Revenue authorities were of the view that as the appellant was not registered with the central excise department under Rule 9 of the Central Excise Rules, 2002, they were not eligible to avail the Cenvat credit.Coming to such a conclusion, show cause notices were issued to the appellant. The adjudicating authority after following due process of law confirmed the demands along with interest and penalties.
 
 Appellant Contentions:-Ld. Counsel while assailing the impugned order would draw our attention to the findings recorded by the adjudicating authority. It is his submission that the appellant herein are engaged in manufacturing of excisable goods and discharge appropriate duty liability as per the law and the central excise registration could have been obtained by them only after the installation of the capital goods and trial runs. It is his submission that all the inputs, capital goods and input services were received and consumed for the erection of the plant which manufactured excisable goods. He would submit that it is a settled law that credit cannot be denied on the capital goods and input services which were consumed for setting up of the factory.
 
He would rely upon the recent judgment of Hon’ble High Court of Karnataka in the case of mPortal India Wireless Solutions Pvt. Ltd. v. CCE, Bangalore - 2012 (27)S.T.R. 134 (Kar.).
 
Respondent’s Contention:- On the other hand, the Ld. Departmental Representative on the other hand defending the order submits that the eligibility to avail Cenvat credit of the central excise duty paid on capital goods would be on a situation as to when the capital goods were received, whether the products were dutiable or not. It is his submission that the appellant herein received the capital goods and input services prior to the registration i.e. when the manufacturing activity itself did not start is akin to the goods not been excisable.
 
 He would rely upon the decision of this Bench in the case of CCE, Suratv. Aneri Construction - 2012 (286)E.L.T. 639 (Tri.-Ahmd.) = 2012 (28)S.T.R. 578 (Tri.-Ahmd.).

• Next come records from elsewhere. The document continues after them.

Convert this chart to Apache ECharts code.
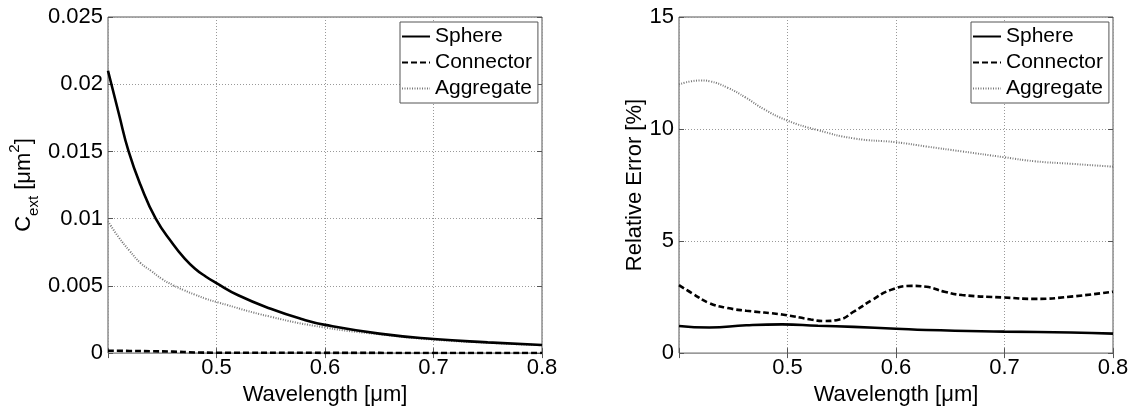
<!DOCTYPE html>
<html><head><meta charset="utf-8">
<script src="https://cdn.jsdelivr.net/npm/echarts@6/dist/echarts.min.js"></script>
<style>html,body{margin:0;padding:0;background:#fff}#c{width:1132px;height:411px}</style>
</head><body><div id="c"></div>
<script>
// Left panel: extinction cross section C_ext [um^2] vs wavelength [um]
const cextSphereX = [0.40,0.41,0.419,0.43,0.444,0.46,0.47,0.48,0.49,0.50,0.52,0.55,0.58,0.60,0.65,0.70,0.75,0.80];
const cextSphereY = [0.0210,0.0178,0.0150,0.0125,0.0100,0.0081,0.0071,0.0063,0.0057,0.0052,0.0043,0.0033,0.0025,0.0021,0.00145,0.00105,0.00080,0.00060];
const cextConnX = [0.40,0.42,0.44,0.46,0.48,0.50,0.60,0.70,0.80];
const cextConnY = [0.00018,0.00016,0.00014,0.00011,0.00005,0.00003,0.00002,0.00001,0.00001];
const cextAggX = [0.40,0.41,0.42,0.43,0.44,0.45,0.46,0.47,0.48,0.49,0.50,0.55,0.60,0.65,0.70,0.75,0.80];
const cextAggY = [0.0098,0.0086,0.0076,0.0067,0.0061,0.0055,0.00505,0.00468,0.00435,0.00405,0.0038,0.0027,0.0019,0.0014,0.0010,0.00077,0.00058];
// Right panel: relative error [%] vs wavelength [um]
const errSphereX = [0.40,0.428,0.462,0.495,0.528,0.561,0.60,0.628,0.70,0.761,0.80];
const errSphereY = [1.21,1.14,1.24,1.28,1.22,1.17,1.09,1.03,0.96,0.92,0.87];
const errConnX = [0.40,0.412,0.428,0.445,0.462,0.495,0.5215,0.533,0.548,0.5614,0.578,0.5947,0.6146,0.628,0.6446,0.661,0.70,0.728,0.761,0.80];
const errConnY = [3.03,2.67,2.23,2.01,1.89,1.72,1.50,1.43,1.50,1.86,2.37,2.81,3.00,2.96,2.74,2.59,2.48,2.42,2.52,2.74];
const errAggX = [0.40,0.42,0.4283,0.445,0.4616,0.4782,0.4998,0.528,0.5614,0.60,0.628,0.661,0.70,0.728,0.761,0.80];
const errAggY = [11.99,12.17,12.13,11.84,11.40,10.89,10.38,9.95,9.58,9.41,9.22,9.00,8.74,8.56,8.45,8.32];
const seriesNames = ['Sphere','Connector','Aggregate'];

const FONT = 'Liberation Sans';
const FS = 22;
const pairs = (xs, ys) => xs.map((x,i)=>[x,ys[i]]);
const xFmt = v => (Math.abs(v-0.4)<1e-9 ? '' : String(+v.toFixed(2)));
const gridLine = {show:true,lineStyle:{type:[1,2],color:'#999',width:1}};
const tick = {show:true,inside:true,length:5,lineStyle:{color:'#555'}};
function xAx(gi){
  return {type:'value',gridIndex:gi,min:0.4,max:0.8,interval:0.1,
    axisLine:{show:false},axisTick:tick,
    axisLabel:{color:'#000',fontFamily:FONT,fontSize:FS,margin:4,formatter:xFmt},
    splitLine:gridLine,
    name:'Wavelength [μm]',nameLocation:'middle',nameGap:27,
    nameTextStyle:{color:'#000',fontFamily:FONT,fontSize:FS}};
}
function xTop(gi){
  return {type:'value',gridIndex:gi,position:'top',min:0.4,max:0.8,interval:0.1,
    axisLine:{show:false},axisTick:tick,axisLabel:{show:false},splitLine:{show:false}};
}
function yRight(gi,max,iv){
  return {type:'value',gridIndex:gi,position:'right',min:0,max:max,interval:iv,
    axisLine:{show:false},axisTick:tick,axisLabel:{show:false},splitLine:{show:false}};
}
const styles = [
  {color:'#000',width:2.6,type:'solid'},
  {color:'#000',width:2.6,type:[6,3]},
  {color:'#777',width:2,type:[1,1.5]}
];
function ser(name,xi,yi,data,st){
  return {type:'line',name:name,xAxisIndex:xi,yAxisIndex:yi,data:data,smooth:true,
    symbol:'none',lineStyle:st,itemStyle:{color:st.color},z:st.color==='#777'?2:3};
}
const legendBase = {orient:'vertical',top:22,itemWidth:28,itemHeight:14,itemGap:5,
  padding:[4,6,4,1],borderColor:'#555',borderWidth:1,backgroundColor:'#fff',
  itemStyle:{opacity:0},
  textStyle:{color:'#000',fontFamily:FONT,fontSize:21},data:seriesNames};

const chart = echarts.init(document.getElementById('c'));
chart.setOption({
  animation:false,
  backgroundColor:'#fff',
  grid:[
    {left:108,top:17,width:434,height:342,show:true,borderColor:'#555',borderWidth:1},
    {left:679,top:17,width:434,height:342,show:true,borderColor:'#555',borderWidth:1}
  ],
  legend:[
    Object.assign({},legendBase,{left:400}),
    Object.assign({},legendBase,{left:971})
  ],
  xAxis:[xAx(0),xAx(1),xTop(0),xTop(1)],
  yAxis:[
    {type:'value',gridIndex:0,min:0,max:0.025,interval:0.005,
      axisLine:{show:false},axisTick:tick,
      axisLabel:{color:'#000',fontFamily:FONT,fontSize:FS,margin:5},
      splitLine:gridLine,
      name:'{b|C}{s|ext}{b| [μm}{p|2}{b|]}',nameLocation:'middle',nameGap:67,nameRotate:90,
      nameTextStyle:{color:'#000',fontFamily:FONT,fontSize:FS,
        rich:{b:{fontFamily:FONT,fontSize:FS,color:'#000',lineHeight:34,verticalAlign:'middle'},
              s:{fontFamily:FONT,fontSize:15,color:'#000',lineHeight:34,verticalAlign:'bottom'},
              p:{fontFamily:FONT,fontSize:15,color:'#000',lineHeight:34,verticalAlign:'top'}}}},
    {type:'value',gridIndex:1,min:0,max:15,interval:5,
      axisLine:{show:false},axisTick:tick,
      axisLabel:{color:'#000',fontFamily:FONT,fontSize:FS,margin:5},
      splitLine:gridLine,
      name:'Relative Error [%]',nameLocation:'middle',nameGap:30,nameRotate:90,
      nameTextStyle:{color:'#000',fontFamily:FONT,fontSize:FS}},
    yRight(0,0.025,0.005),yRight(1,15,5)
  ],
  series:[
    ser('Sphere',0,0,pairs(cextSphereX,cextSphereY),styles[0]),
    ser('Connector',0,0,pairs(cextConnX,cextConnY),styles[1]),
    ser('Aggregate',0,0,pairs(cextAggX,cextAggY),styles[2]),
    ser('Sphere',1,1,pairs(errSphereX,errSphereY),styles[0]),
    ser('Connector',1,1,pairs(errConnX,errConnY),styles[1]),
    ser('Aggregate',1,1,pairs(errAggX,errAggY),styles[2])
  ]
});
</script></body></html>
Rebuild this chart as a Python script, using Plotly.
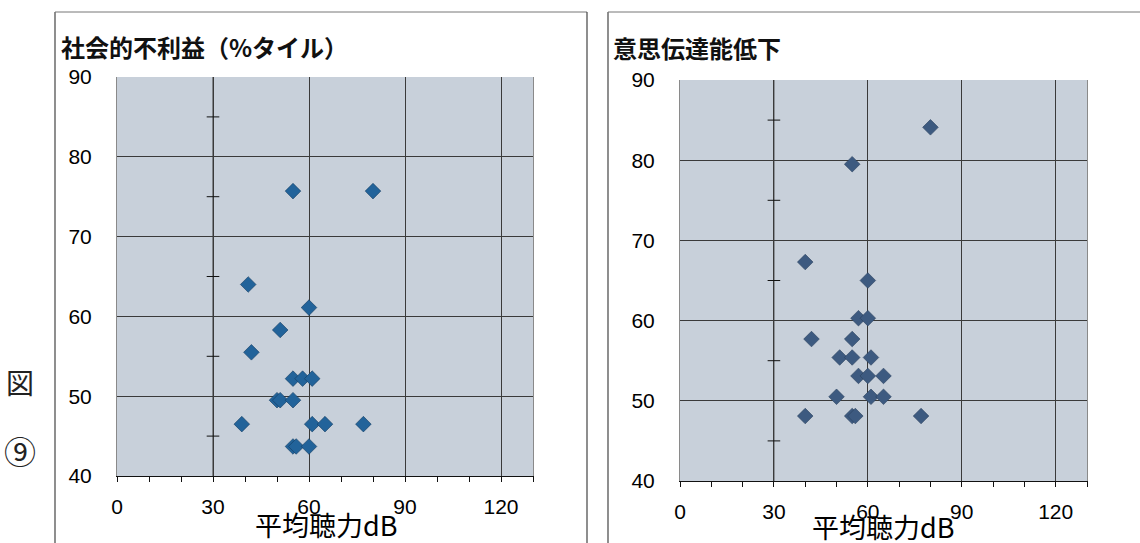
import plotly.graph_objects as go

W, H = 1140, 543

# ---------------- data ----------------
titles = ["社会的不利益（%タイル）", "意思伝達能低下"]
x_title = "平均聴力dB"
fig_label = ["図", "⑨"]

social_x = [55, 80, 41, 60, 51, 42, 55, 58, 61, 50, 51, 55, 39, 61, 65, 77, 55, 56, 60]
social_y = [75.7, 75.7, 64.0, 61.1, 58.3, 55.5, 52.2, 52.2, 52.2, 49.5, 49.5, 49.5,
            46.5, 46.5, 46.5, 46.5, 43.7, 43.7, 43.7]

comm_x = [80, 55, 40, 60, 57, 60, 42, 55, 51, 55, 61, 57, 60, 65, 50, 61, 65, 40, 55, 56, 77]
comm_y = [84.1, 79.5, 67.3, 65.0, 60.3, 60.3, 57.7, 57.7, 55.4, 55.4, 55.4, 53.1, 53.1, 53.1,
          50.5, 50.5, 50.5, 48.1, 48.1, 48.1, 48.1]

x_range = [0, 130]
y_range = [40, 90]
x_major = [0, 30, 60, 90, 120]
y_major = [40, 50, 60, 70, 80, 90]
y_cross_ticks = [45, 55, 65, 75, 85]
y_axis_cross = 30

# ---------------- layout helpers ----------------
def px_x(p):
    return p / W

def px_y(p):
    return 1 - p / H

left_dom_x = [px_x(117), px_x(533)]
left_dom_y = [px_y(476), px_y(77)]
right_dom_x = [px_x(680), px_x(1087)]
right_dom_y = [px_y(481), px_y(80)]

bg = "#c8d0da"
grid_c = "#3a3a3a"
num_font = dict(family="Liberation Sans, Arial", size=21, color="#000")

fig = go.Figure()

# tick crosses on the vertical axis line at x = 30 (Excel-style value axis crossing)
for xa, ya in [("x", "y"), ("x2", "y2")]:
    fig.add_trace(go.Scatter(x=[y_axis_cross] * len(y_cross_ticks), y=y_cross_ticks,
                             mode="markers", xaxis=xa, yaxis=ya, showlegend=False,
                             hoverinfo="skip",
                             marker=dict(symbol="line-ew", size=9,
                                         line=dict(width=1, color="#111"))))

fig.add_trace(go.Scatter(x=social_x, y=social_y, mode="markers", xaxis="x", yaxis="y",
                         marker=dict(symbol="diamond", size=12, color="#22639a",
                                     line=dict(width=0.6, color="#123a60")),
                         showlegend=False, hoverinfo="x+y"))
fig.add_trace(go.Scatter(x=comm_x, y=comm_y, mode="markers", xaxis="x2", yaxis="y2",
                         marker=dict(symbol="diamond", size=12, color="#3d5a80",
                                     line=dict(width=0.6, color="#2a3f5c")),
                         showlegend=False, hoverinfo="x+y"))


def xaxis_cfg(domain, anchor):
    return dict(domain=domain, anchor=anchor, range=x_range, tickmode="array",
                tickvals=x_major, showgrid=True, gridcolor=grid_c, gridwidth=1,
                showline=True, linecolor="#111", linewidth=1, ticks="outside",
                ticklen=5, tickcolor="#111",
                minor=dict(tickvals=[v for v in range(10, 131, 10) if v not in x_major],
                           ticks="outside", ticklen=5, tickcolor="#111", showgrid=False),
                tickfont=num_font, ticklabelstandoff=7, zeroline=False, fixedrange=True,
                automargin=False)


def yaxis_cfg(domain, anchor):
    return dict(domain=domain, anchor=anchor, range=y_range, tickmode="array",
                tickvals=y_major, showgrid=True, gridcolor=grid_c, gridwidth=1,
                showline=True, linecolor="#8a8a8a", linewidth=1, mirror=True,
                ticks="", tickfont=num_font, ticklabelstandoff=20, zeroline=False,
                fixedrange=True, automargin=False)


title_font = dict(family="Noto Sans CJK JP", size=24, color="#111", weight="bold")
xt_font = dict(family="Noto Sans CJK JP", size=27, color="#000")

annotations = [
    dict(text=titles[0], xref="paper", yref="paper", x=px_x(59), y=px_y(46),
         xanchor="left", yanchor="middle", showarrow=False, font=title_font),
    dict(text=titles[1], xref="paper", yref="paper", x=px_x(611), y=px_y(47),
         xanchor="left", yanchor="middle", showarrow=False, font=title_font),
    dict(text=x_title, xref="paper", yref="paper", x=px_x(326), y=px_y(524),
         xanchor="center", yanchor="middle", showarrow=False, font=xt_font),
    dict(text=x_title, xref="paper", yref="paper", x=px_x(883), y=px_y(526),
         xanchor="center", yanchor="middle", showarrow=False, font=xt_font),
    dict(text=fig_label[0], xref="paper", yref="paper", x=px_x(20), y=px_y(382),
         xanchor="center", yanchor="middle", showarrow=False,
         font=dict(family="Noto Sans CJK JP", size=28, color="#222")),
    dict(text=fig_label[1], xref="paper", yref="paper", x=px_x(20), y=px_y(450),
         xanchor="center", yanchor="middle", showarrow=False,
         font=dict(family="Noto Sans CJK JP", size=32, color="#222")),
]

panel_line = dict(color="#444", width=1.2)
shapes = [
    dict(type="line", xref="paper", yref="paper", x0=px_x(55), x1=px_x(55), y0=px_y(12), y1=0, line=panel_line),
    dict(type="line", xref="paper", yref="paper", x0=px_x(55), x1=px_x(587), y0=px_y(12), y1=px_y(12), line=dict(color="#777", width=1)),
    dict(type="line", xref="paper", yref="paper", x0=px_x(587), x1=px_x(587), y0=px_y(12), y1=0, line=panel_line),
    dict(type="line", xref="paper", yref="paper", x0=px_x(608), x1=px_x(608), y0=px_y(12), y1=0, line=panel_line),
    dict(type="line", xref="paper", yref="paper", x0=px_x(608), x1=1, y0=px_y(12), y1=px_y(12), line=dict(color="#777", width=1)),
    # vertical value-axis line at x = 30 in each panel
    dict(type="line", xref="x", yref="y domain", x0=y_axis_cross, x1=y_axis_cross, y0=0, y1=1,
         line=dict(color=grid_c, width=1), layer="below"),
    dict(type="line", xref="x2", yref="y2 domain", x0=y_axis_cross, x1=y_axis_cross, y0=0, y1=1,
         line=dict(color=grid_c, width=1), layer="below"),
]

fig.update_layout(
    width=W, height=H, margin=dict(l=0, r=0, t=0, b=0, autoexpand=False),
    paper_bgcolor="white", plot_bgcolor=bg, showlegend=False,
    xaxis=xaxis_cfg(left_dom_x, "y"),
    yaxis=yaxis_cfg(left_dom_y, "x"),
    xaxis2=xaxis_cfg(right_dom_x, "y2"),
    yaxis2=yaxis_cfg(right_dom_y, "x2"),
    annotations=annotations, shapes=shapes,
)

fig.write_html("out.html", config={"displayModeBar": False},
               post_script="document.body.style.margin='0px';document.body.style.overflow='hidden';")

Reasoning of Judgment:- We have carefully considered the submissions by both the sides and also perused the records. As regards the decision relied upon by the ld. Departmental Representative, on perusal of the said decision, we find that the issue involved in that case is the assessee therein had received air compressors on 5-5-2005; on which date, the said air compressor were utilized for providing an output service of laying long distance pipeline which was not covered under the category of taxable services till 16-6-2005. This factual aspect needs to be considered, due to which the ratio in the case of Aneri Construction (supra), is held as inapplicable in this case.
 
Accordingly in view of the foregoing, we find that the impugned orders are unsustainable and liable to be set aside and we do so.
 
Insofar as requirement of registration with the department as a condition precedent for claiming Cenvat credit is concerned, learned counsel appearing for both parties were unable to point out any provision in the Cenvat Credit Rules which impose such restriction. In the absence of a statutory provision which prescribes that registration is mandatory and that if such a registration is not made the assessee is not entitled to the benefit of refund, the three authorities committed a serious error in rejecting the claim for refund on the ground which is not existence in law. Therefore, said finding recorded by the Tribunal as well as by the lower authorities cannot be sustained. Accordingly, it is set aside.
 
While trying to deny the Cenvat credit to the appellant on this ground, we find that the adjudicating authority has taken a diagonally opposite direction, as against the principles of the reducing the cascading effect of taxes. It is a common sense that unless a factory is setup, trial runs are taken, an assessee will be unable to manufacture excisable products. The entire exercise of the assessee for setting up of factory is for manufacturing excisable goods which can be done so only when he erects, installs and commissions the capital goods with the help of various agencies. In the case in hand, we find that there is no dispute that appellant has received the capital goods and the input services, utilized them for setting up the manufacturing facilities. To deny credit of the central excise duty paid and Service Tax paid, would be travesty of justice. The view of the Tribunal is fortified by the judgment of the Hon’ble High Court of Karnataka in the case of mPortal India Wireless Solutions Pvt. Ltd. v. CCE, Bangalore (supra).
 
Consequently, the impugned orders are set aside and appeals are allowed.
 
Decision:-Appeal was allowed.
 
Comment:-  The essence of the case is that the denial of CENVAT credit on capital goods or input services for want of registration with the central excise department is not sustainable. In the case in hand, there was no dispute that appellant has received the capital goods and the input services and had utilized them for setting up the manufacturing facilities and so the credit was held to be admissible.